In 2015 and 2016 Russia authorised cyber-attacks on Ukraine’s national power grid. There is an honest fear from the energy companies that similar attacks will be authorised again by Russia, against Ukraine power supplies which is likely to spill over.
This is not an unfounded fear. NotPetya saw shipping ports, numerous multinational corporations and government agencies unbale to function. The result of this was that almost anyone who did business with Ukraine was affected.
It is highly likely that we will see cyber operations from Russia, it’s military and cyber agencies. These teams are behind many of the most aggressive hacks of all time, both inside and outside of Ukraine. Attacks against the Ukrainian power grid, NotPetya interference in US and French elections and the Olympic opening ceremony in the wake of the Russian athlete doping and exclusion from 2019 Tokyo Olympics.

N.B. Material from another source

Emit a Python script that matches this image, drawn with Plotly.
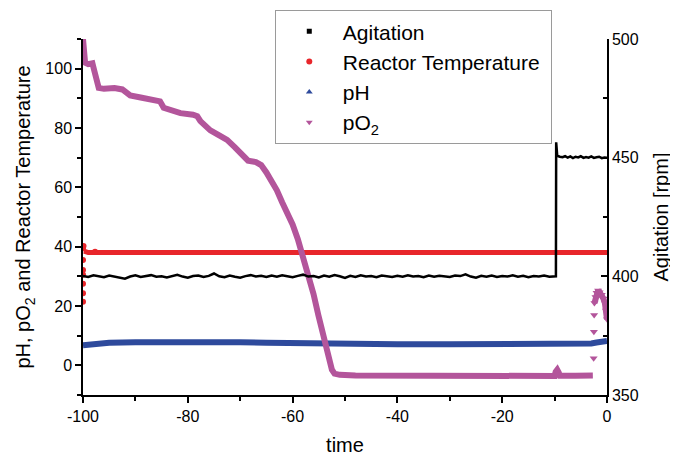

Russia has a long history of targeting critical infrastructure. They have been identified numerous times, but it is highly likely that well-hidden traces of, and yet undiscovered malware, may be in sleeper mode until activated.
No one outside of the inner workings of Russia’s cyber defence strategy truly understands what their next steps will be. It is predicted that Russia will physical invade Ukraine. Russia has demonstrated repeatedly that they have a large and varied toolbox, which they will use for everything from disinformation campaign, intended to destabilise or divide adversaries, and in the same vain they have the ability to deploy some of the most complex and aggressive cyber campaigns in the world.
What we do know is Russia is calculated, powerful and political. They will use every trick in the book to ensure that they are able to meet their objective.